Tomorrow Tom and I go via chopper to Grunehogna and First Born will go to Lorentzenpiggen. This is to test:
* – Grunehogna (directional antenna) to Lorentzenpiggen (omni directional antenna) link.
* – the repeater set-up : Grunehogna -> Lorentzenpiggen -> SANAE
If the first test works, then we can set the unit up at Grunehogna (hence it’s the most critical test). If the second one works, then we are really on our way.
So cross ya fingers for us.
Here’s the proof of a nice fat VOIP connection made over UHF modems in Antarctica (for those that like to pin such things to their wall):
I-TASC expedition 2006/2007
Nada much to report. Did a short comms test to another site. It was 18km away as the snow petrel flies. I set up an IRC (chat) server and we happily chatted away over the radio link. Next, I would like to try some VOIP (voice chat) tests over the same link. It would also be good to send live video. For those that know the technology, I would like to set up Asterisk and run two software telephones (we will probably use x-lite as there is a version for Linux, OSX, and Windows – although on my machine i will use the nifty Linphone as its light and just works).
Not much to report on really. Marko has got the stuff we require and with luck it will be on the plane on the 11th of this month. I-TASC seems to be getting the thumbs up here. I think they originally wondered what artists were and possibly imagined we were lazy bohemians. I think we have proven we work hard and also proven we know a little bit about what we are doing. We often don’t know what we are doing also, of course, and need help but, additionally, we have helped some of the scientists out with our knowledge of audio, internet tech etc. Surprisingly the radio has been much more of a hit that I imagined. Its really amazing how fast radio adds to a sense of community, if it is a small radio-less community (more receivers coming with Marko’s shipment). People here are so into it and quite amazed we managed to set it up so fast and also amazed that we did it for them in the first place. The video projector has also gained us some good points as there are many people here that have never seen a movie on a data projector. it also helps relieve the boredom of course. So I think the scientists and crew here are beginning to understand why it’s interesting to have artists around.
Additionally, I think some are starting to see that they could learn something from us while we are here, which feels great as I felt a little like it was a one-way street. I have learnt lots from the generous minds of the scientists and thought it would be good to be able to return the favour. Thankfully, some of them were very impressed with the data link and IRCtests we did today. I thought it was the least we could do, really, as it took about 20 minutes to set up, but I’m very glad they think it’s interesting and they want to know more about how its done. It seems what we have learnt along the way as artists has some utility. According to Franz, it’s the first long distance remote tests of this type (IP) done here. Its quite motivating to hear that. I’m keen to try the voice chat and streaming tests as this will show the bandwidth capabilities and latency effects more clearly.

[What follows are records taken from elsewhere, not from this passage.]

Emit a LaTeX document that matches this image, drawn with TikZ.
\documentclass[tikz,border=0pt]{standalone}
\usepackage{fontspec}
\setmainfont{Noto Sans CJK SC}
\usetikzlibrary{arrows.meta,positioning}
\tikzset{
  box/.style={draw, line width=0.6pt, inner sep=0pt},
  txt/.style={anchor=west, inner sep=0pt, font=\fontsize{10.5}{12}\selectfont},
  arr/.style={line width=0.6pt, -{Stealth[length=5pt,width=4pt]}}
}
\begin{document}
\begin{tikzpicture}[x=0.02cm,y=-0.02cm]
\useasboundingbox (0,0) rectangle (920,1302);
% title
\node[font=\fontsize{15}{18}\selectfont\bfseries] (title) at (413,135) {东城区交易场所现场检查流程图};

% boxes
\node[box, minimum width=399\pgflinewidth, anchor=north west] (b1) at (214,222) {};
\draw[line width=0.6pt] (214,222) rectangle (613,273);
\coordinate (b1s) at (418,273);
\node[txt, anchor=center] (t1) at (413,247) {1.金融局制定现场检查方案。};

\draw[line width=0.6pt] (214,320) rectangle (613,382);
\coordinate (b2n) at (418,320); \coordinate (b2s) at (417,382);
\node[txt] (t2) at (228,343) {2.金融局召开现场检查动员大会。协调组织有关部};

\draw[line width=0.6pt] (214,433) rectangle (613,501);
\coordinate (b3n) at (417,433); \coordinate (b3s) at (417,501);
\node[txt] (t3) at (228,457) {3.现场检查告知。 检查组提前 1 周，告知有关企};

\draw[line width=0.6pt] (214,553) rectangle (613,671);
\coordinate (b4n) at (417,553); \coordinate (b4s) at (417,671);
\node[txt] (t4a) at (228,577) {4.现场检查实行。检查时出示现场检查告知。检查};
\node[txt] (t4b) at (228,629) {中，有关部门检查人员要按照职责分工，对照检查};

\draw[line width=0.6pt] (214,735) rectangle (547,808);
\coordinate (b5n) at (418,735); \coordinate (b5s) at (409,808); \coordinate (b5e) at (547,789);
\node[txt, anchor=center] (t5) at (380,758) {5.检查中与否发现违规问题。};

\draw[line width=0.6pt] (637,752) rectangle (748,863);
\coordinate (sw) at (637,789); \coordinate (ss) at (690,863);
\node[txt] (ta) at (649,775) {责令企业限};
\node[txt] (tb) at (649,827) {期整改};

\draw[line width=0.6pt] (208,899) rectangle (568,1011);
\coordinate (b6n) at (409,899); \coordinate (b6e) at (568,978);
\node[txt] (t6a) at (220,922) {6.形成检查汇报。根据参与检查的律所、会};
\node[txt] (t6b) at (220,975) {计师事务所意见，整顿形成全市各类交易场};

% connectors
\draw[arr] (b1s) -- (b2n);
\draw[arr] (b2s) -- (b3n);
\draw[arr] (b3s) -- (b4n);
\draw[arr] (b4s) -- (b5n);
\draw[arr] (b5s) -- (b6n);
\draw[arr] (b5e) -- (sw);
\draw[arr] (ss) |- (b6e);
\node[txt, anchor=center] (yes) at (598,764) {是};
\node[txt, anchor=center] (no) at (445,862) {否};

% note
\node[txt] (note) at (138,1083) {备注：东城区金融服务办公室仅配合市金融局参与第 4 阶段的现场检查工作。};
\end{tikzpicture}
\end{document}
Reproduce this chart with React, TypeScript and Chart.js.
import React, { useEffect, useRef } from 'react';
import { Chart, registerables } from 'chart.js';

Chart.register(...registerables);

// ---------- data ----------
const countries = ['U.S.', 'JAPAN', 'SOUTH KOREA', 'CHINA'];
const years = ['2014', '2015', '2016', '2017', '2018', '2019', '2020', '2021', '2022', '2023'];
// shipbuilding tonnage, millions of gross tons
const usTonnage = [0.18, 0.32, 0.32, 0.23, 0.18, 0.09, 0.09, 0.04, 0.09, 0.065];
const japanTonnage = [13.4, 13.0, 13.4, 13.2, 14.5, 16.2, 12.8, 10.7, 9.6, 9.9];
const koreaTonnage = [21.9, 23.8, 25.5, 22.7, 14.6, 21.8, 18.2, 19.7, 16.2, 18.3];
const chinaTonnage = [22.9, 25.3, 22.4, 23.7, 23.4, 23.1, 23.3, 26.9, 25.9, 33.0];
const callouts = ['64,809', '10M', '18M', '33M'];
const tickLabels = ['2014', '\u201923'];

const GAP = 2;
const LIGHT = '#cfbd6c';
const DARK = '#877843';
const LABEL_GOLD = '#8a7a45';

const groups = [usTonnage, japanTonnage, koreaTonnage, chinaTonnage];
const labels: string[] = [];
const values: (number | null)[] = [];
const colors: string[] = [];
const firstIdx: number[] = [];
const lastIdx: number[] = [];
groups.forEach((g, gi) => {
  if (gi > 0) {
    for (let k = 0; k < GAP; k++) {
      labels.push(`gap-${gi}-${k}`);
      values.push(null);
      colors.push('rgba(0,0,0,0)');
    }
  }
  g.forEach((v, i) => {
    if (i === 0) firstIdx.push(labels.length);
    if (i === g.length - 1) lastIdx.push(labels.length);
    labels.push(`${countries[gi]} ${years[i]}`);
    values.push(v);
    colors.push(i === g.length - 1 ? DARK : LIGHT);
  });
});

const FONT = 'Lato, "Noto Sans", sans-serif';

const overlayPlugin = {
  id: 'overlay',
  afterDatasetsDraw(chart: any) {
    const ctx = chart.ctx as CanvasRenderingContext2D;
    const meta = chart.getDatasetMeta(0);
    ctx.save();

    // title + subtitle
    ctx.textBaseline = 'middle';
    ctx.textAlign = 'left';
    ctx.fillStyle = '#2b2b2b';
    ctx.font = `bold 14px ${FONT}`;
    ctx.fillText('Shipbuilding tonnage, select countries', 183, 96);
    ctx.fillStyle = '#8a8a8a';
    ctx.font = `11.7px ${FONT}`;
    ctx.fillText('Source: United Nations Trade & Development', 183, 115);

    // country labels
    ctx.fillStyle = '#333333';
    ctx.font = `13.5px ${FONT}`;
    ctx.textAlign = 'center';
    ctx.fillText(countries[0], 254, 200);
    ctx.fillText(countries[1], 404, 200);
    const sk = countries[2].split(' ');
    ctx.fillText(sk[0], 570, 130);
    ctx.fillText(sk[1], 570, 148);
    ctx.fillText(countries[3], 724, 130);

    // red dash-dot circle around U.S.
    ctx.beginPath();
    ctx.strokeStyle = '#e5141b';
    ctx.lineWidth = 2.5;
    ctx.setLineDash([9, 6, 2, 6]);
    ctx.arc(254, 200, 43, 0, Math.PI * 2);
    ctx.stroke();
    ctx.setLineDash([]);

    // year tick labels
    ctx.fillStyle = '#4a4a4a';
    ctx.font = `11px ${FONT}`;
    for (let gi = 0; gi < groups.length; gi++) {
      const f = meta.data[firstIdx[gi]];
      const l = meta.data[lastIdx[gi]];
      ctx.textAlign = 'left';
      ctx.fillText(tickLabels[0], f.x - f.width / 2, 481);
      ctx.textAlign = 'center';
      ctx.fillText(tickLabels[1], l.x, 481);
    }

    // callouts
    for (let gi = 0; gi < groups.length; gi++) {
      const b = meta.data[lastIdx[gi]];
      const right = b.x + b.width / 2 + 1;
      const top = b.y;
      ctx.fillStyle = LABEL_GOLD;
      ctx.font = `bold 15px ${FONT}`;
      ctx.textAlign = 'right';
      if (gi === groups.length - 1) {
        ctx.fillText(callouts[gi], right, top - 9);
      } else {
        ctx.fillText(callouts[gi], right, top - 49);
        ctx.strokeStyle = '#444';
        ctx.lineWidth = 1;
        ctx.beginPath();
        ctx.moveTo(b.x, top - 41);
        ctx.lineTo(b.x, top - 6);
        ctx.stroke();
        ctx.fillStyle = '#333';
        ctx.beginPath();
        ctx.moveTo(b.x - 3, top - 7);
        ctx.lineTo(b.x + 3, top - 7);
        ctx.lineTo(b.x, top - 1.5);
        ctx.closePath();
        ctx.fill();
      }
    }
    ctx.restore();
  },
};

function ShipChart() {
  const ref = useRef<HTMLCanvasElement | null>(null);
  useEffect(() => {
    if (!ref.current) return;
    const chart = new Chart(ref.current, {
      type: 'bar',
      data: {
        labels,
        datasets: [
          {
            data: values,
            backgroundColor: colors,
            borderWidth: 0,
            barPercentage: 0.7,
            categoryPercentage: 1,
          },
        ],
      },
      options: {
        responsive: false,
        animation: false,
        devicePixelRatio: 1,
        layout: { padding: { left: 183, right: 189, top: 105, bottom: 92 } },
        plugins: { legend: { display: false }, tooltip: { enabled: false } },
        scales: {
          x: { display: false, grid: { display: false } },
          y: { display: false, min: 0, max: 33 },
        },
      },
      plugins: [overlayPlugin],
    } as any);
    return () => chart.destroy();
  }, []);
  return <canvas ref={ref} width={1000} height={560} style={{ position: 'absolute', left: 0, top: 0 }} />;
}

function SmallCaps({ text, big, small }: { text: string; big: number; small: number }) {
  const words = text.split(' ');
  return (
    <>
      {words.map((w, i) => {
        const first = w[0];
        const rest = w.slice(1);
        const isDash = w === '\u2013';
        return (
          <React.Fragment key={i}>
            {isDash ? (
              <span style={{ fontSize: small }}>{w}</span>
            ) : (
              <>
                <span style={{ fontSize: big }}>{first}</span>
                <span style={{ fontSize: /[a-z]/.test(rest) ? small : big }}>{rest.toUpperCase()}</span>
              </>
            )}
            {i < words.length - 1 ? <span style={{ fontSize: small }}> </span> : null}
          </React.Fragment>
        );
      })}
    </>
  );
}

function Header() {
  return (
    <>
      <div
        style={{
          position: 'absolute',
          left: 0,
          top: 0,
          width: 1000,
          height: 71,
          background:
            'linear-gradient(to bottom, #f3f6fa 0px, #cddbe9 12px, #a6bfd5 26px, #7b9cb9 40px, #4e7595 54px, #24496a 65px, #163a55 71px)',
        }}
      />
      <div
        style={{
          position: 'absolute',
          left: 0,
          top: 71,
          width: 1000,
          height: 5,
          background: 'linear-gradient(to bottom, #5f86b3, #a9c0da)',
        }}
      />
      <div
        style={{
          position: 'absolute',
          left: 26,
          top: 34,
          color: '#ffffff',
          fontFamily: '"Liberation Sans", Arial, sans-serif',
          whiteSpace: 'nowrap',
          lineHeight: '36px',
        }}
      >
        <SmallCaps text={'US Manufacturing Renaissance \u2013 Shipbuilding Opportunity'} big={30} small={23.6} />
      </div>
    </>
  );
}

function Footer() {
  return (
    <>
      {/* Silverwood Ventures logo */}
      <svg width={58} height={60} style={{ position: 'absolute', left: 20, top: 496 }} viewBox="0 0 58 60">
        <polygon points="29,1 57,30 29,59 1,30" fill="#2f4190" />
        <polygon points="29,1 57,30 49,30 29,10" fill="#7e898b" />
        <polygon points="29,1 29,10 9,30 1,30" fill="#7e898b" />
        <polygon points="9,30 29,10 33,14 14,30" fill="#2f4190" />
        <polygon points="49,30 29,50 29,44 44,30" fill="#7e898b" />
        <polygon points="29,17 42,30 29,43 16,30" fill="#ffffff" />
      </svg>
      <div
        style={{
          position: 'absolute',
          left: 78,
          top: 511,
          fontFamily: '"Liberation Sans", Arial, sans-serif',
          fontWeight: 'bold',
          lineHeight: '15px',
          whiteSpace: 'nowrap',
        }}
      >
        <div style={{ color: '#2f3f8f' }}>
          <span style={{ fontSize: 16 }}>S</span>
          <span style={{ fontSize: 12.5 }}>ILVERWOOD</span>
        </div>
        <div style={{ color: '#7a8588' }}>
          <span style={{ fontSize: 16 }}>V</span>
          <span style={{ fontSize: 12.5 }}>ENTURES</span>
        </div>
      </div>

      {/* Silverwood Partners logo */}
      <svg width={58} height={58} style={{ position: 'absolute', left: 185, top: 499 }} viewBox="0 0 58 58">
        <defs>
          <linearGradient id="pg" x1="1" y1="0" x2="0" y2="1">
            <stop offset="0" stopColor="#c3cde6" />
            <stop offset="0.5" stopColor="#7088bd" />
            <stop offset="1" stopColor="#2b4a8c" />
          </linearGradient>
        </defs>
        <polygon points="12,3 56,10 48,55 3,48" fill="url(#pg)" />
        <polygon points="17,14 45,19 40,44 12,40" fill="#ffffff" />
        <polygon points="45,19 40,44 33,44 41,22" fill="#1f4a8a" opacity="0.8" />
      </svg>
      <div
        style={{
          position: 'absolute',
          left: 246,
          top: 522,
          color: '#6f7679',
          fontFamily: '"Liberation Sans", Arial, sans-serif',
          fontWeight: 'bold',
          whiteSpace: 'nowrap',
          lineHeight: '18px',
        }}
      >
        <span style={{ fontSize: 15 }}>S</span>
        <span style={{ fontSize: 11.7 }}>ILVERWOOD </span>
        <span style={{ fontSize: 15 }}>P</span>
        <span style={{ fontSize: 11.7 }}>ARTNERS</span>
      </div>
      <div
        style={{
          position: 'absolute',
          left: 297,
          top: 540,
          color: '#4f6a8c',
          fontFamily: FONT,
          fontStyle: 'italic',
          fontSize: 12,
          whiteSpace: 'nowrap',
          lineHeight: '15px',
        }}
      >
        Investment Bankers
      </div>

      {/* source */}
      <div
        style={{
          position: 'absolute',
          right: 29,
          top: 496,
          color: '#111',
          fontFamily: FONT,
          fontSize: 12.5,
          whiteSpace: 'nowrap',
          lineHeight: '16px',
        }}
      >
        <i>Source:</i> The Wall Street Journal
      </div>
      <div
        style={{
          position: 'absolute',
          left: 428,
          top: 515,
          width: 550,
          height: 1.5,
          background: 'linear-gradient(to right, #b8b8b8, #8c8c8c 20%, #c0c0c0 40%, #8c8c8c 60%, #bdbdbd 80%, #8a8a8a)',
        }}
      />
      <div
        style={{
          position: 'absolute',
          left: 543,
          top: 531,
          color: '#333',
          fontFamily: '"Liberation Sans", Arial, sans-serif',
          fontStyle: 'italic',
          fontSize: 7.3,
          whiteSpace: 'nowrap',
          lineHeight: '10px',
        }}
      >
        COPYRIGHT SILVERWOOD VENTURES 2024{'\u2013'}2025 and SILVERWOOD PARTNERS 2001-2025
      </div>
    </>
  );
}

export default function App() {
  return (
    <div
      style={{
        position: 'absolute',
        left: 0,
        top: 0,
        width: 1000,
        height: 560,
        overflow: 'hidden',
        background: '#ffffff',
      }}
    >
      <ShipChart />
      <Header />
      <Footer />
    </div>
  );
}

First Born is doing the rounds with interviews. The guy is a natural talent. He sticks a microphone in their face and they laugh and chat away merrily. Not many people can have that effect. He’s also doing great work with the mastering of the audio and very open to direct feedback which makes getting the job done much easier and faster. No need to tiptoe round him too much and if I go too far he laughs at me which softly puts me in my place. I like working with him a lot. We are collaborating on the audio slideshows and will put them on the web when we have enough. Its a good format (1 min audio with 10 images) for uploading as it’s quite light on bandwidth so I think it’s an interesting remote ‘documentary’ format. I think we will also put them online on the local network so people here can see another output from us.
Other than that, it was just another day in the long day of an Antarctic summer.